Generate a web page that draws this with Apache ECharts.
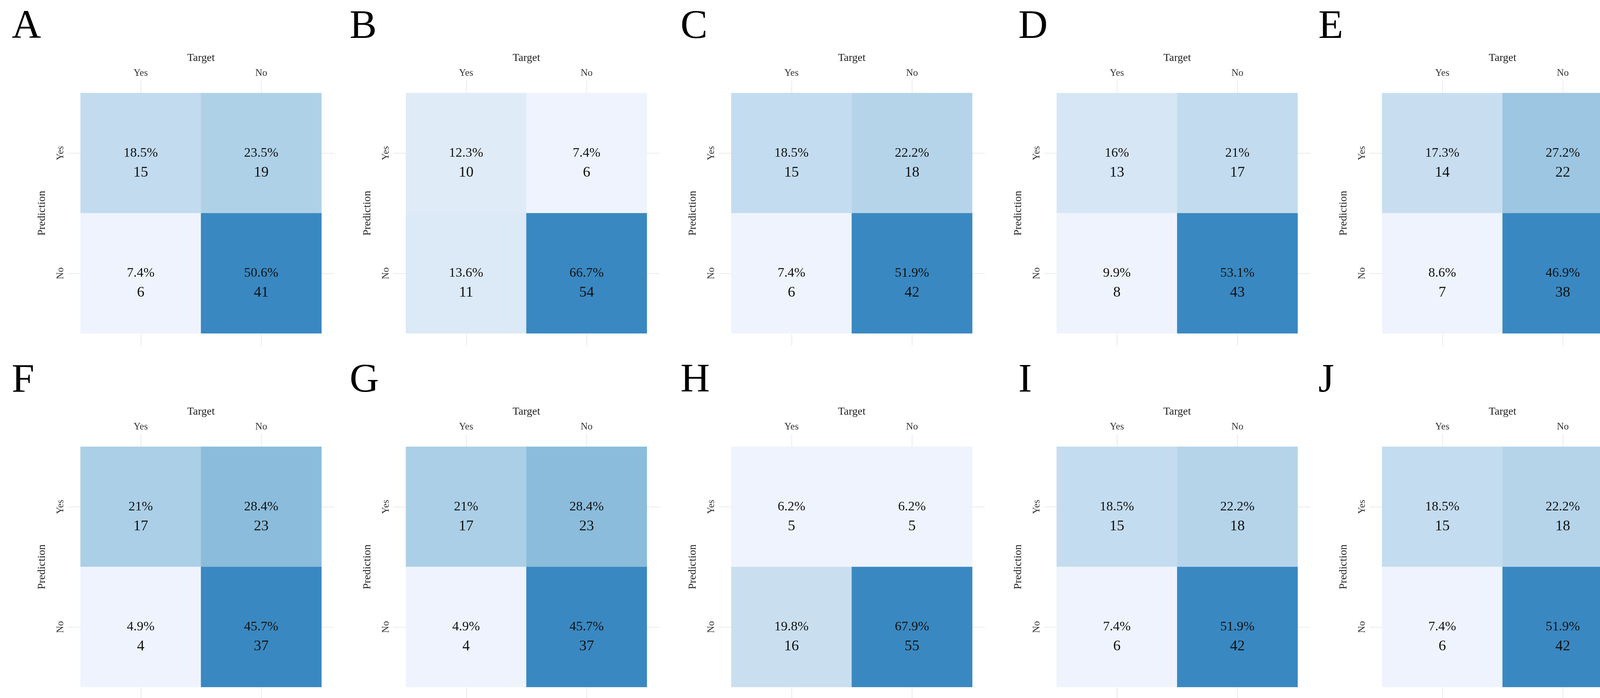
<!DOCTYPE html>
<html>
<head>
<meta charset="utf-8">
<script src="https://cdn.jsdelivr.net/npm/echarts@6/dist/echarts.min.js"></script>
<style>html,body{margin:0;padding:0;background:#fff}#main{width:4175px;height:1786px}</style>
</head>
<body>
<div id="main"></div>
<script>
var panels = ['A', 'B', 'C', 'D', 'E', 'F', 'G', 'H', 'I', 'J']
var targets = ['Yes', 'No']
var predictions = ['Yes', 'No']
// counts per panel: [predYes/targetYes, predYes/targetNo, predNo/targetYes, predNo/targetNo]
var countsA = [15, 19, 6, 41]
var countsB = [10, 6, 11, 54]
var countsC = [15, 18, 6, 42]
var countsD = [13, 17, 8, 43]
var countsE = [14, 22, 7, 38]
var countsF = [17, 23, 4, 37]
var countsG = [17, 23, 4, 37]
var countsH = [5, 5, 16, 55]
var countsI = [15, 18, 6, 42]
var countsJ = [15, 18, 6, 42]
var allCounts = [countsA, countsB, countsC, countsD, countsE, countsF, countsG, countsH, countsI, countsJ]

var font = 'Liberation Serif'
var gridCol = '#ebebeb'
var letterX = [30, 895, 1742, 2607, 3375]

var grids = [], xAxes = [], yAxes = [], series = [], visualMaps = [], graphics = []

allCounts.forEach(function (counts, i) {
  var col = i % 5, row = Math.floor(i / 5)
  var total = counts.reduce(function (a, b) { return a + b }, 0)
  grids.push({ left: 206 + col * 833, top: 238 + row * 905, width: 617, height: 615 })
  var tick = { show: true, alignWithLabel: true, length: 32, inside: false, lineStyle: { color: gridCol, width: 2 } }
  xAxes.push({
    type: 'category', gridIndex: i, position: 'top', data: targets,
    name: 'Target', nameLocation: 'middle', nameGap: 75,
    nameTextStyle: { fontFamily: font, fontSize: 28, color: '#222' },
    axisLine: { show: false }, axisTick: tick, splitLine: { show: false },
    axisLabel: { fontFamily: font, fontSize: 25, color: '#333', margin: 38 }
  })
  xAxes.push({
    type: 'category', gridIndex: i, position: 'bottom', data: targets,
    axisLine: { show: false }, axisTick: tick, axisLabel: { show: false }
  })
  yAxes.push({
    type: 'category', gridIndex: i, position: 'left', data: predictions, inverse: true,
    name: 'Prediction', nameLocation: 'middle', nameGap: 84,
    nameTextStyle: { fontFamily: font, fontSize: 28, color: '#222' },
    axisLine: { show: false }, axisTick: tick,
    axisLabel: { fontFamily: font, fontSize: 25, color: '#333', rotate: 90, margin: 38 }
  })
  yAxes.push({
    type: 'category', gridIndex: i, position: 'right', data: predictions, inverse: true,
    axisLine: { show: false }, axisTick: tick, axisLabel: { show: false }
  })
  var data = []
  counts.forEach(function (c, k) {
    var pct = Math.round(c / total * 1000) / 10
    data.push({ value: [k % 2, Math.floor(k / 2), c], pct: pct })
  })
  series.push({
    type: 'heatmap', xAxisIndex: i * 2, yAxisIndex: i * 2, data: data,
    label: {
      show: true, offset: [0, 25],
      formatter: function (p) { return '{p|' + p.data.pct + '%}\n{c|' + p.data.value[2] + '}' },
      rich: {
        p: { fontFamily: font, fontSize: 34, color: '#111', lineHeight: 50 },
        c: { fontFamily: font, fontSize: 38, color: '#111', lineHeight: 50 }
      }
    },
    itemStyle: { borderWidth: 0 },
    emphasis: { disabled: true }
  })
  visualMaps.push({
    show: false, seriesIndex: i, dimension: 2,
    min: Math.min.apply(null, counts), max: Math.max.apply(null, counts),
    inRange: { color: ['#eef3fd', '#99c5e0', '#3a88c1'] }
  })
  graphics.push({
    type: 'text', left: letterX[col], top: 18 + row * 905,
    style: { text: panels[i], font: '104px "Liberation Serif"', fill: '#000' }
  })
})

var chart = echarts.init(document.getElementById('main'))
chart.setOption({
  backgroundColor: '#fff',
  animation: false,
  grid: grids,
  xAxis: xAxes,
  yAxis: yAxes,
  visualMap: visualMaps,
  series: series,
  graphic: graphics
})
</script>
</body>
</html>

• **The problem**:
The material above holds pictures; copy everything else in it exactly.

• **Correct answer**:
Generate a web page that draws this with Apache ECharts.
<!DOCTYPE html>
<html>
<head>
<meta charset="utf-8">
<script src="https://cdn.jsdelivr.net/npm/echarts@6/dist/echarts.min.js"></script>
<style>html,body{margin:0;padding:0;background:#fff}#main{width:4175px;height:1786px}</style>
</head>
<body>
<div id="main"></div>
<script>
var panels = ['A', 'B', 'C', 'D', 'E', 'F', 'G', 'H', 'I', 'J']
var targets = ['Yes', 'No']
var predictions = ['Yes', 'No']
// counts per panel: [predYes/targetYes, predYes/targetNo, predNo/targetYes, predNo/targetNo]
var countsA = [15, 19, 6, 41]
var countsB = [10, 6, 11, 54]
var countsC = [15, 18, 6, 42]
var countsD = [13, 17, 8, 43]
var countsE = [14, 22, 7, 38]
var countsF = [17, 23, 4, 37]
var countsG = [17, 23, 4, 37]
var countsH = [5, 5, 16, 55]
var countsI = [15, 18, 6, 42]
var countsJ = [15, 18, 6, 42]
var allCounts = [countsA, countsB, countsC, countsD, countsE, countsF, countsG, countsH, countsI, countsJ]

var font = 'Liberation Serif'
var gridCol = '#ebebeb'
var letterX = [30, 895, 1742, 2607, 3375]

var grids = [], xAxes = [], yAxes = [], series = [], visualMaps = [], graphics = []

allCounts.forEach(function (counts, i) {
  var col = i % 5, row = Math.floor(i / 5)
  var total = counts.reduce(function (a, b) { return a + b }, 0)
  grids.push({ left: 206 + col * 833, top: 238 + row * 905, width: 617, height: 615 })
  var tick = { show: true, alignWithLabel: true, length: 32, inside: false, lineStyle: { color: gridCol, width: 2 } }
  xAxes.push({
    type: 'category', gridIndex: i, position: 'top', data: targets,
    name: 'Target', nameLocation: 'middle', nameGap: 75,
    nameTextStyle: { fontFamily: font, fontSize: 28, color: '#222' },
    axisLine: { show: false }, axisTick: tick, splitLine: { show: false },
    axisLabel: { fontFamily: font, fontSize: 25, color: '#333', margin: 38 }
  })
  xAxes.push({
    type: 'category', gridIndex: i, position: 'bottom', data: targets,
    axisLine: { show: false }, axisTick: tick, axisLabel: { show: false }
  })
  yAxes.push({
    type: 'category', gridIndex: i, position: 'left', data: predictions, inverse: true,
    name: 'Prediction', nameLocation: 'middle', nameGap: 84,
    nameTextStyle: { fontFamily: font, fontSize: 28, color: '#222' },
    axisLine: { show: false }, axisTick: tick,
    axisLabel: { fontFamily: font, fontSize: 25, color: '#333', rotate: 90, margin: 38 }
  })
  yAxes.push({
    type: 'category', gridIndex: i, position: 'right', data: predictions, inverse: true,
    axisLine: { show: false }, axisTick: tick, axisLabel: { show: false }
  })
  var data = []
  counts.forEach(function (c, k) {
    var pct = Math.round(c / total * 1000) / 10
    data.push({ value: [k % 2, Math.floor(k / 2), c], pct: pct })
  })
  series.push({
    type: 'heatmap', xAxisIndex: i * 2, yAxisIndex: i * 2, data: data,
    label: {
      show: true, offset: [0, 25],
      formatter: function (p) { return '{p|' + p.data.pct + '%}\n{c|' + p.data.value[2] + '}' },
      rich: {
        p: { fontFamily: font, fontSize: 34, color: '#111', lineHeight: 50 },
        c: { fontFamily: font, fontSize: 38, color: '#111', lineHeight: 50 }
      }
    },
    itemStyle: { borderWidth: 0 },
    emphasis: { disabled: true }
  })
  visualMaps.push({
    show: false, seriesIndex: i, dimension: 2,
    min: Math.min.apply(null, counts), max: Math.max.apply(null, counts),
    inRange: { color: ['#eef3fd', '#99c5e0', '#3a88c1'] }
  })
  graphics.push({
    type: 'text', left: letterX[col], top: 18 + row * 905,
    style: { text: panels[i], font: '104px "Liberation Serif"', fill: '#000' }
  })
})

var chart = echarts.init(document.getElementById('main'))
chart.setOption({
  backgroundColor: '#fff',
  animation: false,
  grid: grids,
  xAxis: xAxes,
  yAxis: yAxes,
  visualMap: visualMaps,
  series: series,
  graphic: graphics
})
</script>
</body>
</html>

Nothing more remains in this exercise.